In der Stimmgruppe II fällt auf, dass drei Frauen an der Spitze gereiht sind. Spitzenkandidatin Mirjam Walser misst dieser Reihung jedoch keine besondere Bedeutung zu. „Das hat sich so ergeben. Ich will jedenfalls nicht Obfrau werden." Dennoch sei sie bereit, eine andere Aufgabe im Verband zu übernehmen.
Eine „Einserbank", wie das mit Alfons Parth bei vergangenen Wahlen der Fall war, gibt es diesmal offenbar nicht, wie mehrfach aus „gewöhnlich gut informierten Touristikerkreisen" im Paznaun zu hören war. In den kommenden Tagen würden noch Kooperationsgespräche, Sondierungen und Wahlwerbung laufen, heißt es aus Insiderkreisen.
Neben je einer Liste der Stimmgruppen I und II treten zwei Listen der Gruppe III an. „Das ist sicher ein Hinweis für großes Interesse an der Neuwahl", sagte Gerhard Föger, Leiter der Tourismusabteilung des Landes. „Aber die Namen auf den Stimmlisten sind kein Hinweis auf den künftigen Vorstand."

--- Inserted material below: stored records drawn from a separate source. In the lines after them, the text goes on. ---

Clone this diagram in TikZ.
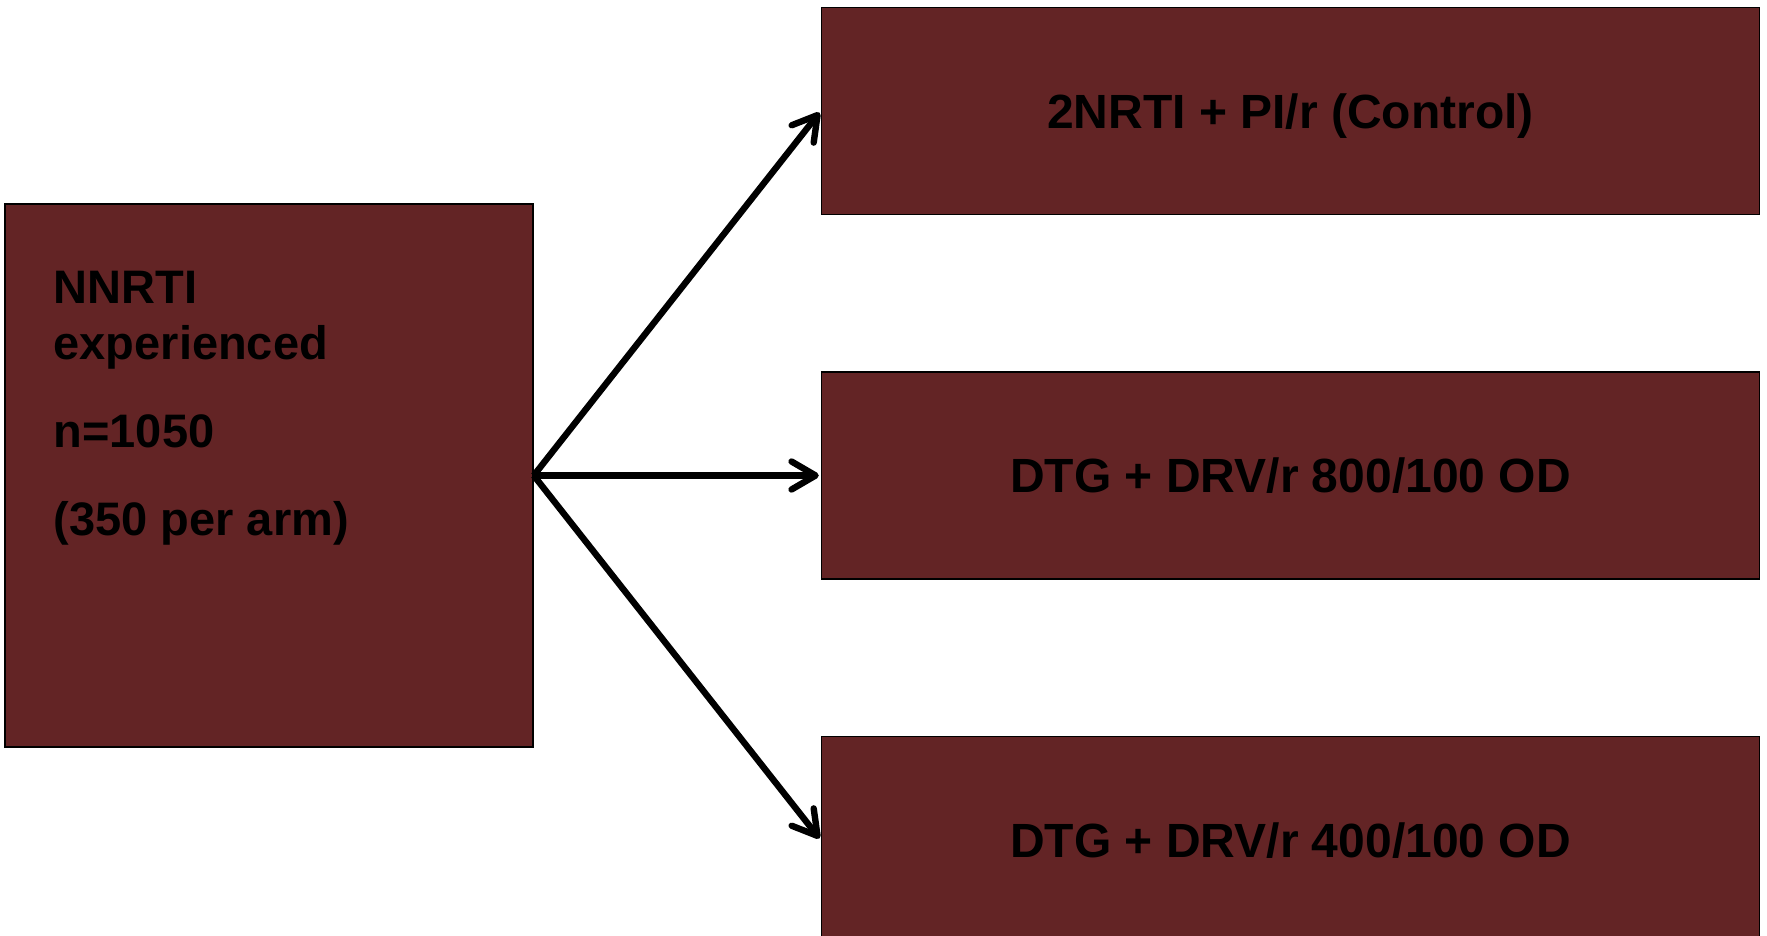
\documentclass[tikz,border=0pt]{standalone}
\usepackage{fontspec}
\setmainfont{Liberation Sans}
\usetikzlibrary{positioning, arrows.meta, calc}
\definecolor{primary}{RGB}{99, 36, 37}

\begin{document}
\begin{tikzpicture}[
                x=0.5pt, y=-0.5pt,
                box/.style={rectangle, draw=black, fill=primary, line width=0.75pt,
                    minimum width=469pt, minimum height=103.5pt, inner sep=0pt,
                    text depth=0pt, font=\fontsize{24}{28}\selectfont\bfseries},
                pool/.style={rectangle, draw=black, fill=primary, line width=0.75pt,
                    minimum width=264pt, minimum height=271.5pt},
                line/.style={-{Straight Barb[length=12pt, width=14pt, round]},
                    line width=3.2pt, color=black, shorten >=1pt}
                ]
                \useasboundingbox (0,0) rectangle (1767,936);
                \node[pool] (arms) at (269,475.5) {};
                \node[anchor=north west, align=left, inner sep=0pt,
                    font=\fontsize{23.5}{28}\selectfont\bfseries] (armstext)
                    at ($(arms.north west)+(49,68)$)
                    {NNRTI\\experienced\\[16pt]n=1050\\[16pt](350 per arm)};
                \node[box, right=143.5pt of arms] (dtg800) {DTG + DRV/r 800/100 OD};
                \node[box, above=78pt of dtg800] (ctrl) {2NRTI + PI/r (Control)};
                \node[box, below=78pt of dtg800] (dtg400) {DTG + DRV/r 400/100 OD};
                \draw[line] (arms.east) -- (ctrl.west);
                \draw[line] (arms.east) -- (dtg800.west);
                \draw[line] (arms.east) -- (dtg400.west);
            \end{tikzpicture}
\end{document}
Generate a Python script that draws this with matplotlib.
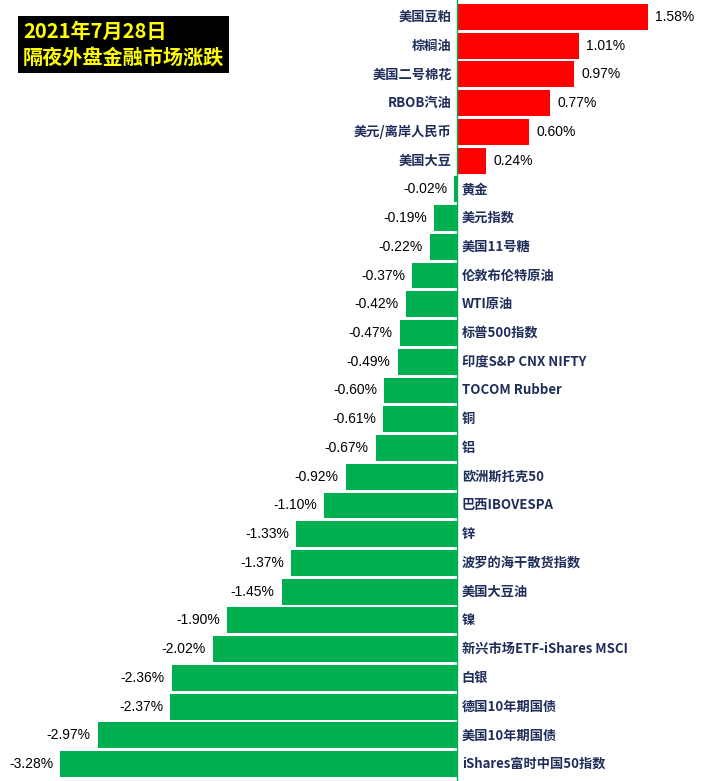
import matplotlib.pyplot as plt

names = ['美国豆粕', '棕榈油', '美国二号棉花', 'RBOB汽油', '美元/离岸人民币', '美国大豆',
         '黄金', '美元指数', '美国11号糖', '伦敦布伦特原油', 'WTI原油', '标普500指数',
         '印度S&P CNX NIFTY', 'TOCOM Rubber', '铜', '铝', '欧洲斯托克50', '巴西IBOVESPA',
         '锌', '波罗的海干散货指数', '美国大豆油', '镍', '新兴市场ETF-iShares MSCI',
         '白银', '德国10年期国债', '美国10年期国债', 'iShares富时中国50指数']
changes = [1.58, 1.01, 0.97, 0.77, 0.60, 0.24,
           -0.02, -0.19, -0.22, -0.37, -0.42, -0.47,
           -0.49, -0.60, -0.61, -0.67, -0.92, -1.10,
           -1.33, -1.37, -1.45, -1.90, -2.02,
           -2.36, -2.37, -2.97, -3.28]

plt.rcParams['font.family'] = ['Noto Sans CJK SC']
fig = plt.figure(figsize=(7.01, 7.81), dpi=100)
ax = fig.add_axes([0, 0, 1, 1])
ypos = list(range(len(names)))
colors = ['#FF0000' if v > 0 else '#00B050' for v in changes]
ax.barh(ypos, changes, height=0.9, color=colors)
ax.axvline(0, color='#00B050', lw=1)

navy = '#1F2D5A'
for y, name, v in zip(ypos, names, changes):
    if v > 0:
        ax.text(-0.04, y, name, ha='right', va='center', fontsize=9.5, color=navy, fontweight='bold')
        ax.text(v + 0.06, y, '%.2f%%' % v, ha='left', va='center', fontsize=10, color='black',
                family='Liberation Sans')
    else:
        ax.text(0.04, y, name, ha='left', va='center', fontsize=9.5, color=navy, fontweight='bold')
        ax.text(v - 0.06, y, '%.2f%%' % v, ha='right', va='center', fontsize=10, color='black',
                family='Liberation Sans')

ax.set_xlim(-3.78, 2.02)
ax.set_ylim(26.59, -0.59)
ax.axis('off')

fig.text(0.033, 0.913, '2021年7月28日\n隔夜外盘金融市场涨跌', ha='left', va='bottom', fontsize=14.5,
         color='#FFFF00', fontweight='bold', linespacing=1.3,
         bbox=dict(facecolor='black', edgecolor='none', boxstyle='square,pad=0.25'))

fig.savefig('out.png', dpi=100)
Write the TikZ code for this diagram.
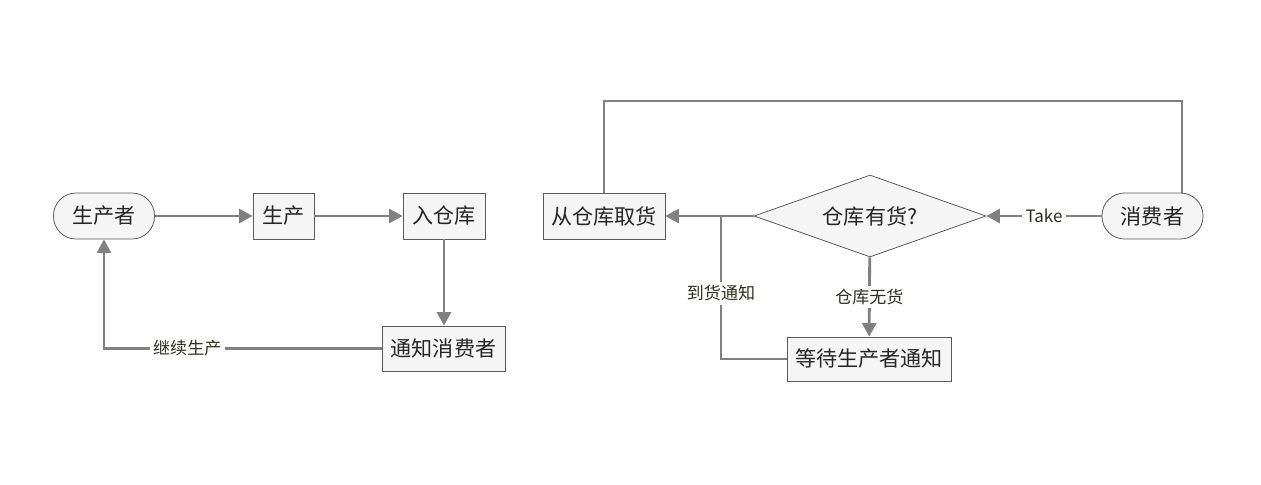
\documentclass[tikz,border=0pt]{standalone}
\usepackage{fontspec}
\setmainfont{Noto Sans CJK SC}
\usetikzlibrary{shapes.geometric,arrows.meta}

\definecolor{linegray}{HTML}{808080}
\definecolor{boxfill}{HTML}{F5F5F5}
\definecolor{boxline}{HTML}{5A5A5A}
\definecolor{lbltext}{HTML}{2E2E22}

\tikzset{
    box/.style={draw=boxline, fill=boxfill, line width=0.45pt, minimum height=0.92cm, inner sep=2pt, text=black!85, font=\fontsize{12}{14}\selectfont},
    term/.style={box, rounded corners=0.45cm},
    link/.style={draw=linegray, line width=1.6pt},
    arr/.style={link, -{Triangle[length=0.27cm,width=0.28cm]}},
    lbl/.style={fill=white, text=lbltext, inner sep=2pt, font=\fontsize{9.7}{11}\selectfont}
}

\begin{document}
\begin{tikzpicture}[x=0.02cm,y=-0.02cm]
        \useasboundingbox (0,0) rectangle (1261,484);

        \node[term, minimum width=2.02cm](producer) at (104,216){生产者};
        \node[box, minimum width=1.22cm](make) at (283.5,216){生产};
        \node[box, minimum width=1.64cm](store) at (444,216){入仓库};
        \node[box, minimum width=2.46cm, minimum height=0.9cm](notify) at (443.5,348.5){通知消费者};

        \draw[arr](producer)--(make);
        \draw[arr](make)--(store);
        \draw[arr](store.south)--(store.south |- notify.north);
        \draw[arr](notify.west)-|node[lbl, pos=0.35]{继续生产}(producer.south);

        \node[box, minimum width=2.44cm](fetch) at (604,216){从仓库取货};
        \node[box, diamond, aspect=2.8, inner sep=0pt, minimum width=4.64cm, minimum height=1.64cm](check) at (870,216){仓库有货?};
        \node[term, minimum width=2.02cm](consumer) at (1152.5,216){消费者};
        \node[box, minimum width=3.28cm, minimum height=0.88cm](wait) at (869,359){等待生产者通知};

        \coordinate(join) at (721,216);
        \coordinate(top) at (1182,101);

        \draw[arr](consumer)--node[lbl]{Take}(check);
        \draw[arr](check)--(fetch);
        \draw[arr](check)--node[lbl]{仓库无货}(wait);
        \draw[link](wait.west)-|node[lbl, pos=0.73]{到货通知}(join);
        \draw[link](fetch.north)|-(top)--(top |- consumer.north);

    \end{tikzpicture}
\end{document}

In dem zweistufigen Ermittlungsverfahren wählen die TVB-Mitglieder zuerst zwölf Aufsichtsräte. Der Aufsichtsrat plus die kooptierten Bürgermeister (derzeit Toni Mattle aus Galtür und Helmut Ladner aus Kappl) wählen dann den Obmann sowie zwei Stellvertreter. Bei Stimmengleichheit entscheidet laut Föger das Los.